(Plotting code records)

-*-

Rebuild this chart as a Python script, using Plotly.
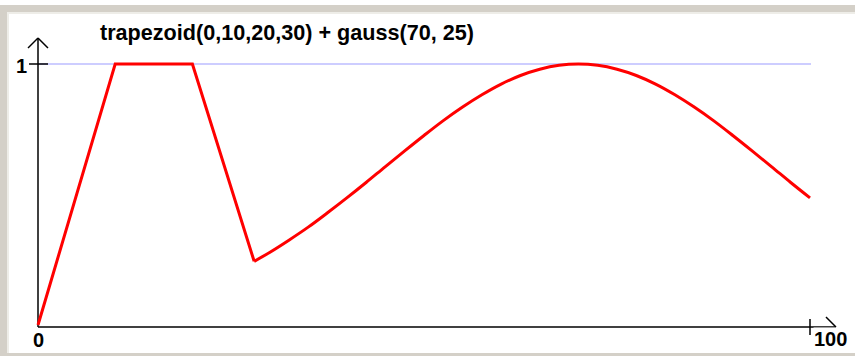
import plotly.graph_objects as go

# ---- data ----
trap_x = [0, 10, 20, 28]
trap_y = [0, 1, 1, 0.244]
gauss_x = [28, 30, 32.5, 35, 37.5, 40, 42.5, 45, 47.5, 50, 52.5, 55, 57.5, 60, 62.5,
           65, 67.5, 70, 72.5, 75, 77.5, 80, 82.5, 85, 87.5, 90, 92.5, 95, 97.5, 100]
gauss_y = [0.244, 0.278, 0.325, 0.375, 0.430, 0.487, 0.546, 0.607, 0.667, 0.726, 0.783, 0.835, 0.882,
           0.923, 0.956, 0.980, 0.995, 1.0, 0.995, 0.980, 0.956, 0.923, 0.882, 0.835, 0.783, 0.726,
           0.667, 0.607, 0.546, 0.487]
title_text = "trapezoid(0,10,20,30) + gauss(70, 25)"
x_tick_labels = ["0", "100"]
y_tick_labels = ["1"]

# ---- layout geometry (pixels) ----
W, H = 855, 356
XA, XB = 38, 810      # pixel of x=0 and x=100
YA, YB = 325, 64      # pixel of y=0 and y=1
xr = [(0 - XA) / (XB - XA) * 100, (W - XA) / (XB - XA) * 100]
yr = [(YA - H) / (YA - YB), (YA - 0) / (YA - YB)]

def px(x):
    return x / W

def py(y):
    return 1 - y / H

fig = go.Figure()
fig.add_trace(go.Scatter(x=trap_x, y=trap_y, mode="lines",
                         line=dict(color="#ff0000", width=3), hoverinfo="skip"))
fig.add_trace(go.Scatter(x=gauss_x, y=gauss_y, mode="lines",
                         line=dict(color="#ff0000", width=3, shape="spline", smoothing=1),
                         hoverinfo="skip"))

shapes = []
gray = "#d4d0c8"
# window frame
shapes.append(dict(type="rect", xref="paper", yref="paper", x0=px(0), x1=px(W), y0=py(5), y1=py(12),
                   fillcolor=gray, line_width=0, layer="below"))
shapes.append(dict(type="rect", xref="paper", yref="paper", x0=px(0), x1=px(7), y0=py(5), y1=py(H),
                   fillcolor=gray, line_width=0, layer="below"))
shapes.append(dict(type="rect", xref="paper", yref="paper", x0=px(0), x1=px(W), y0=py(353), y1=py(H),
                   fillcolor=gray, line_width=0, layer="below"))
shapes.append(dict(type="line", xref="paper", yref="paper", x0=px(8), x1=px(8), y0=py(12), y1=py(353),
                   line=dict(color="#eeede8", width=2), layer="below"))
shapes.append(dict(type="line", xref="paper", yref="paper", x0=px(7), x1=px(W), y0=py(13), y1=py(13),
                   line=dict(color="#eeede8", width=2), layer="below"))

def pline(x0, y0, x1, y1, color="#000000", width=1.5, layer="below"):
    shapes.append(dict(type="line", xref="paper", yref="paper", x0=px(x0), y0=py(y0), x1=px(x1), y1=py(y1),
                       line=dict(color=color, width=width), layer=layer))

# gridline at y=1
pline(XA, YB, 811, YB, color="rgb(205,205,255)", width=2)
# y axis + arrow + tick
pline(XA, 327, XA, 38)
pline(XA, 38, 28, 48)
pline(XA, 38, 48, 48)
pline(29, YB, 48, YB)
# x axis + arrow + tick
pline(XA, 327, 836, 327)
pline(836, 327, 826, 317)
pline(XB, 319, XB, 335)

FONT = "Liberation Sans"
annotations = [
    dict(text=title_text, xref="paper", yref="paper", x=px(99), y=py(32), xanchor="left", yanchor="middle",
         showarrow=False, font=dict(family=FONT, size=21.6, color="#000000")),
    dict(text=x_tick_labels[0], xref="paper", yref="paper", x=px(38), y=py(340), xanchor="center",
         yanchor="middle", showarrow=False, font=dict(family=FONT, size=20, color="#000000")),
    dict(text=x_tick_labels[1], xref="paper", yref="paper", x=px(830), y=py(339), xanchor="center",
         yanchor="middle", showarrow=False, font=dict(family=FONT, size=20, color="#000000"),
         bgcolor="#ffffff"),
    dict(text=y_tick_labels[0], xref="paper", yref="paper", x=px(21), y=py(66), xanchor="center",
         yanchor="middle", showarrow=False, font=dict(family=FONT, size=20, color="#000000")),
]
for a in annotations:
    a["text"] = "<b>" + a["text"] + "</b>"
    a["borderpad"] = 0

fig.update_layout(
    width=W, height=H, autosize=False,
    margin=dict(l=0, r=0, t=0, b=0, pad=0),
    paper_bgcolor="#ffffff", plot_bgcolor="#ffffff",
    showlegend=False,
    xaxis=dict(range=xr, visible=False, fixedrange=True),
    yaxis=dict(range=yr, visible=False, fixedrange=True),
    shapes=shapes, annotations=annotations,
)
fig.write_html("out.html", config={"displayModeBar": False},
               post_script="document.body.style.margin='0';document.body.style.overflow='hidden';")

-*-

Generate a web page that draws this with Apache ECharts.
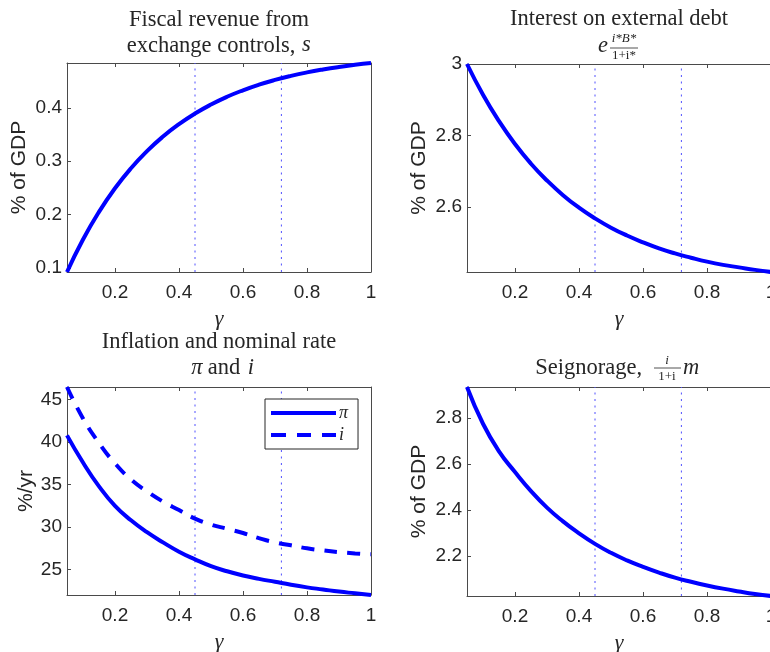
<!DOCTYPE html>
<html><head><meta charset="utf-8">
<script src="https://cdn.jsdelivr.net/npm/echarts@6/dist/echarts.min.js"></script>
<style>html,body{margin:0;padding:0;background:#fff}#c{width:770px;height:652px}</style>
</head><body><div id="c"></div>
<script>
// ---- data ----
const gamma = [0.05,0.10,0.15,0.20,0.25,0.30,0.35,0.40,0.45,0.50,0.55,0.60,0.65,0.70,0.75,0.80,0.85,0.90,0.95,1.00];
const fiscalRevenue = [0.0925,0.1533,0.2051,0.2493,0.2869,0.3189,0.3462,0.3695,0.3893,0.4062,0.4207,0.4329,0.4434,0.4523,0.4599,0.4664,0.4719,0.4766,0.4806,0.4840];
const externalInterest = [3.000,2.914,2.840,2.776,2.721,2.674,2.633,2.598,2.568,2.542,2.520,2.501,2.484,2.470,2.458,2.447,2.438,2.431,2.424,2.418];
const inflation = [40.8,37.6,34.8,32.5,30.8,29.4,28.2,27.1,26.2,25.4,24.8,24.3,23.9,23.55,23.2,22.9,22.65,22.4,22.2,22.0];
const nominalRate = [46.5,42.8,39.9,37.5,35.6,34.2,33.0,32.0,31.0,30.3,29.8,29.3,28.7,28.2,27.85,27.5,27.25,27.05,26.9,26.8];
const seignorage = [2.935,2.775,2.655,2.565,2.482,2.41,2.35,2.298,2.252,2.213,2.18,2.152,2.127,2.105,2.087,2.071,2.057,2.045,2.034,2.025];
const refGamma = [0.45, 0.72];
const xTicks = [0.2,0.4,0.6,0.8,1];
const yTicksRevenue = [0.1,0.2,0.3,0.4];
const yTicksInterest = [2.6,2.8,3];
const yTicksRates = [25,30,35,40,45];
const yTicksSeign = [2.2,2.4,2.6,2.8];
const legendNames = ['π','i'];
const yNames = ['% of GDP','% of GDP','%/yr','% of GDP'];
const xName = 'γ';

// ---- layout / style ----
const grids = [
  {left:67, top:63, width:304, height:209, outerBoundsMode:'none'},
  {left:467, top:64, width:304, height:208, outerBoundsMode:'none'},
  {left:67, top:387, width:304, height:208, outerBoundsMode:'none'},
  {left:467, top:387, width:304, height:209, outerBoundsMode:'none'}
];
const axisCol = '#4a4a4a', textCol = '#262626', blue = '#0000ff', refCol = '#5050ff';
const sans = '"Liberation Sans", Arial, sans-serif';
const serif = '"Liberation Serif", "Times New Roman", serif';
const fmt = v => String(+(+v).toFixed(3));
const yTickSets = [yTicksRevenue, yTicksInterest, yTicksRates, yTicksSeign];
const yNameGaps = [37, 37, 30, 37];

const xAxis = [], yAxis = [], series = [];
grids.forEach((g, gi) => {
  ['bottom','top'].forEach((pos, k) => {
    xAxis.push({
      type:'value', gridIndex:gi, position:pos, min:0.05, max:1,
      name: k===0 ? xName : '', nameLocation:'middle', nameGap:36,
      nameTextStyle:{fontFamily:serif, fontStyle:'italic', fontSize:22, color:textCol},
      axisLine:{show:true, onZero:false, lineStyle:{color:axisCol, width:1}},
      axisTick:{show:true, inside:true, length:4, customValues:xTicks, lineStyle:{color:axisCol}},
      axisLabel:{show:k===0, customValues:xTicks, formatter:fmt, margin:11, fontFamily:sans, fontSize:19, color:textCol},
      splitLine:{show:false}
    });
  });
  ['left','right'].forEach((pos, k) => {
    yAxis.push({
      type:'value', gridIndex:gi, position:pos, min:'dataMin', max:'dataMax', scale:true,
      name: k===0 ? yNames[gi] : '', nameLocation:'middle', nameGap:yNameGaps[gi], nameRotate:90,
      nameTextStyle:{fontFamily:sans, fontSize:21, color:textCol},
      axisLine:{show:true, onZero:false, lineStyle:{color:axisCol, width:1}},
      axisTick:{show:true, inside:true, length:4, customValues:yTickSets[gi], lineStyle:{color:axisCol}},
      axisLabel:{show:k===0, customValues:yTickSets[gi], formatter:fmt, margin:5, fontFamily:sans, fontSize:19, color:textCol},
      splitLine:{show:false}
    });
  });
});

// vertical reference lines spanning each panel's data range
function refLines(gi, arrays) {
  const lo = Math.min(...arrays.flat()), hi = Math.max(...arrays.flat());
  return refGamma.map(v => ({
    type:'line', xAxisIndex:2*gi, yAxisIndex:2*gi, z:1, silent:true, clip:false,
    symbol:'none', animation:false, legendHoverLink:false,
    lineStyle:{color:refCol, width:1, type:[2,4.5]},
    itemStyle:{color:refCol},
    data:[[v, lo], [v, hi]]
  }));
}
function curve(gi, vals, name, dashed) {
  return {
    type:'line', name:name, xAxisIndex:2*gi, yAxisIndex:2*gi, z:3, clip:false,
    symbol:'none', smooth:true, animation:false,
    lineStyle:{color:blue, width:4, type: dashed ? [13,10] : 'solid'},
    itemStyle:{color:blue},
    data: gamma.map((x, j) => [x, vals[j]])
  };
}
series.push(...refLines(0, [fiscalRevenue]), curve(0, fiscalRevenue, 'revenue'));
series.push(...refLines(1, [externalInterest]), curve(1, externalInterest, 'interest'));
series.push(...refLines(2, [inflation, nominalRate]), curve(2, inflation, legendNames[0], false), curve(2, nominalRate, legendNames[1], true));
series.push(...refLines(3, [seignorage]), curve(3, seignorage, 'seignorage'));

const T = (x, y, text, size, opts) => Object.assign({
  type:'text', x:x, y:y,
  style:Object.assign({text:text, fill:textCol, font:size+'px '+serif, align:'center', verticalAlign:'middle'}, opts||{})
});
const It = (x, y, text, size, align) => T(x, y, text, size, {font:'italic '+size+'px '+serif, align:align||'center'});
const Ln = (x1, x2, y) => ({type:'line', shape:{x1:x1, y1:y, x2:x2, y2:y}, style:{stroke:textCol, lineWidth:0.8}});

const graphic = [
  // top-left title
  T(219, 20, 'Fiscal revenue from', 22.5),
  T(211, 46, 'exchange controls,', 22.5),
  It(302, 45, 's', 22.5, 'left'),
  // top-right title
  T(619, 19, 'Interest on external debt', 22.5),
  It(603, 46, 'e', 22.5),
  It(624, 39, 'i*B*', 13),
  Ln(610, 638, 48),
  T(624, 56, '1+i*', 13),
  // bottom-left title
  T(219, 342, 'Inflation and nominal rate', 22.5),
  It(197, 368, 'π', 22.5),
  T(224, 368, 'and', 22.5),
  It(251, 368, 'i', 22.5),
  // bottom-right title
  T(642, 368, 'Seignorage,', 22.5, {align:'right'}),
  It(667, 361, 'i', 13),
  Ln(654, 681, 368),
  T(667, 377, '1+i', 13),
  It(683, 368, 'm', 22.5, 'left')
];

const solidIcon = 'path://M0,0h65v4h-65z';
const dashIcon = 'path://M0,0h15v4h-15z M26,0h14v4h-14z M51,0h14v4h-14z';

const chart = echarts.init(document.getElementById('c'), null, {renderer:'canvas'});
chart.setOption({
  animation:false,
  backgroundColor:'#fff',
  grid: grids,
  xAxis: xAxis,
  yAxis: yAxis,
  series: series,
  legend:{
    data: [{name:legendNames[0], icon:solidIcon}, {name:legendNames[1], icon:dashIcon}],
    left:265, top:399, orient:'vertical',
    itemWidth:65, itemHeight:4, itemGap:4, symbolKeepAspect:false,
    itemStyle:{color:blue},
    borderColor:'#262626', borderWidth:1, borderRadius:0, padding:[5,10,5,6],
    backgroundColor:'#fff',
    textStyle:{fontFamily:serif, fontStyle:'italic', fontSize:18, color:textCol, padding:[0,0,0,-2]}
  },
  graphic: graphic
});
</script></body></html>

-*-

— The problem —
Copy out, exactly, every line from the one that contains "Generate a web" through the one that contains "const yNameGaps = [37, 37, 30, 37];". Pictures stay out of the copy.

— The completed task —
Generate a web page that draws this with Apache ECharts.
<!DOCTYPE html>
<html><head><meta charset="utf-8">
<script src="https://cdn.jsdelivr.net/npm/echarts@6/dist/echarts.min.js"></script>
<style>html,body{margin:0;padding:0;background:#fff}#c{width:770px;height:652px}</style>
</head><body><div id="c"></div>
<script>
// ---- data ----
const gamma = [0.05,0.10,0.15,0.20,0.25,0.30,0.35,0.40,0.45,0.50,0.55,0.60,0.65,0.70,0.75,0.80,0.85,0.90,0.95,1.00];
const fiscalRevenue = [0.0925,0.1533,0.2051,0.2493,0.2869,0.3189,0.3462,0.3695,0.3893,0.4062,0.4207,0.4329,0.4434,0.4523,0.4599,0.4664,0.4719,0.4766,0.4806,0.4840];
const externalInterest = [3.000,2.914,2.840,2.776,2.721,2.674,2.633,2.598,2.568,2.542,2.520,2.501,2.484,2.470,2.458,2.447,2.438,2.431,2.424,2.418];
const inflation = [40.8,37.6,34.8,32.5,30.8,29.4,28.2,27.1,26.2,25.4,24.8,24.3,23.9,23.55,23.2,22.9,22.65,22.4,22.2,22.0];
const nominalRate = [46.5,42.8,39.9,37.5,35.6,34.2,33.0,32.0,31.0,30.3,29.8,29.3,28.7,28.2,27.85,27.5,27.25,27.05,26.9,26.8];
const seignorage = [2.935,2.775,2.655,2.565,2.482,2.41,2.35,2.298,2.252,2.213,2.18,2.152,2.127,2.105,2.087,2.071,2.057,2.045,2.034,2.025];
const refGamma = [0.45, 0.72];
const xTicks = [0.2,0.4,0.6,0.8,1];
const yTicksRevenue = [0.1,0.2,0.3,0.4];
const yTicksInterest = [2.6,2.8,3];
const yTicksRates = [25,30,35,40,45];
const yTicksSeign = [2.2,2.4,2.6,2.8];
const legendNames = ['π','i'];
const yNames = ['% of GDP','% of GDP','%/yr','% of GDP'];
const xName = 'γ';

// ---- layout / style ----
const grids = [
  {left:67, top:63, width:304, height:209, outerBoundsMode:'none'},
  {left:467, top:64, width:304, height:208, outerBoundsMode:'none'},
  {left:67, top:387, width:304, height:208, outerBoundsMode:'none'},
  {left:467, top:387, width:304, height:209, outerBoundsMode:'none'}
];
const axisCol = '#4a4a4a', textCol = '#262626', blue = '#0000ff', refCol = '#5050ff';
const sans = '"Liberation Sans", Arial, sans-serif';
const serif = '"Liberation Serif", "Times New Roman", serif';
const fmt = v => String(+(+v).toFixed(3));
const yTickSets = [yTicksRevenue, yTicksInterest, yTicksRates, yTicksSeign];
const yNameGaps = [37, 37, 30, 37];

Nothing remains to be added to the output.